A formula of Pappus states that the volume of the set generated by rotation of a plane domain \(D_0\) in \(\mathbb{R}^3\) around an axis, which does not meet \(D_0\) but lies in the same plane as \(D_0\), is the product of the are of \(D_0\) and the length of the circle \(c\) described by the center of mass of \(D_0\). An analogous formula holds for the area of a surface in \(\mathbb{R}^3\) generated by the rotation of a curve. It is also known that the volume of a tube around a curve \(c\) in \(\mathbb{R}^n\) only depends on the radius of the tube and on the length of \(c\). Thus, in each of the above cases, the expression for the considered volume or area does not involve the curvature of \(c\). In this paper the authors examine a more general situation, considering a curve \(c:[0,L] \to M^n_\lambda\), where \(M^n_\lambda\) denotes an \(n\)-dimensional space-form of sectional curvature \(\lambda\). For any \(t\in [0,L]\), let \(P_t\) be a totally geodesic hypersurface in \(M^n_\lambda\) orthogonal to \(c\) at \(c(t)\) and fix a domain \(D_0\) in \(P_0\).

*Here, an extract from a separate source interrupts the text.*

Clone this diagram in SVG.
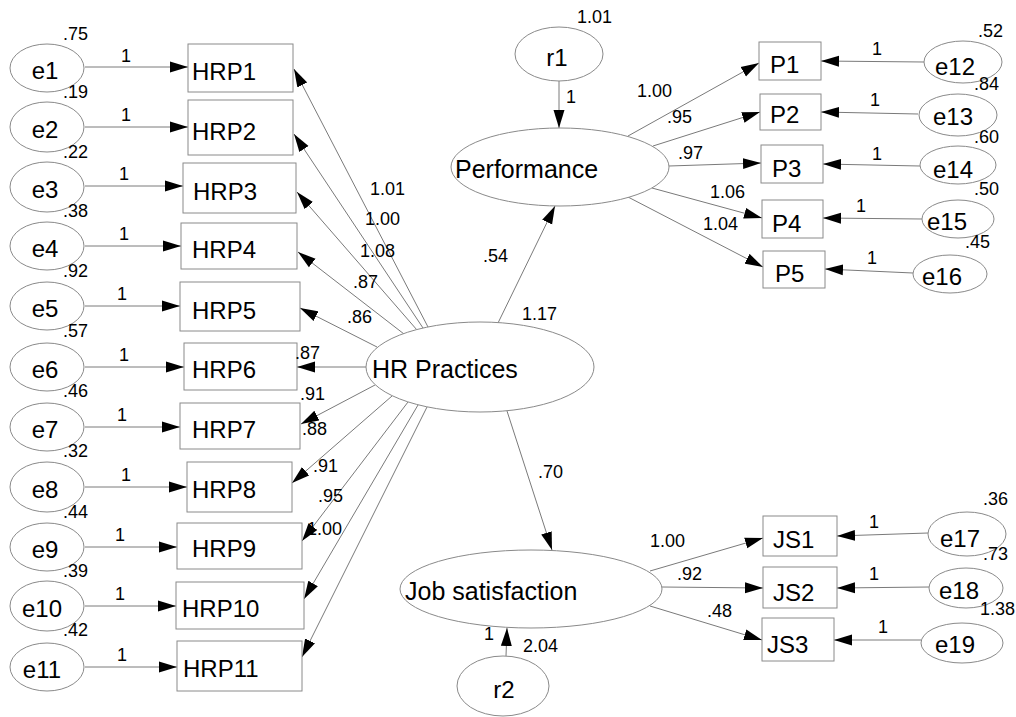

Denote by \(D_t\) the domain in \(P_t\) obtained by the motion of \(D_0\) from 0 to \(t\) and by \(D\) the solid obtained by the motion of \(D_0\) along \(c\). The authors prove an integral formula stating that the \(n\)-volume of \(D\) only depends on the length of \(c\), the first curvature of \(c\), the modified \(n-1\)-volume of \(D_0\) and the moment of \(\{D_t\}_{t\in [0,L]}\). For any \(t\), the moment of \(D_t\) is evaluated with respect to the totally geodesic hypersurface of \(P_t\) orthogonal to the normal vector \(f_2(t)\) of \(c\), where \((f_1(t), f_2(t), \dots, f_n(t))\) is a Frénet frame. In particular, if \(c(0)\) is the center of mass of \(D_0\), the \(n\)-volume of \(D\) is the product of the length of \(c\) and the modified \(m-1\)-volume of \(D_0\). Finally, the authors state an analogous theorem for the volume of a hypersurface of \(M^n_\lambda\) obtained by parallel motion of a hypersurface of \(P_0\) along \(c\).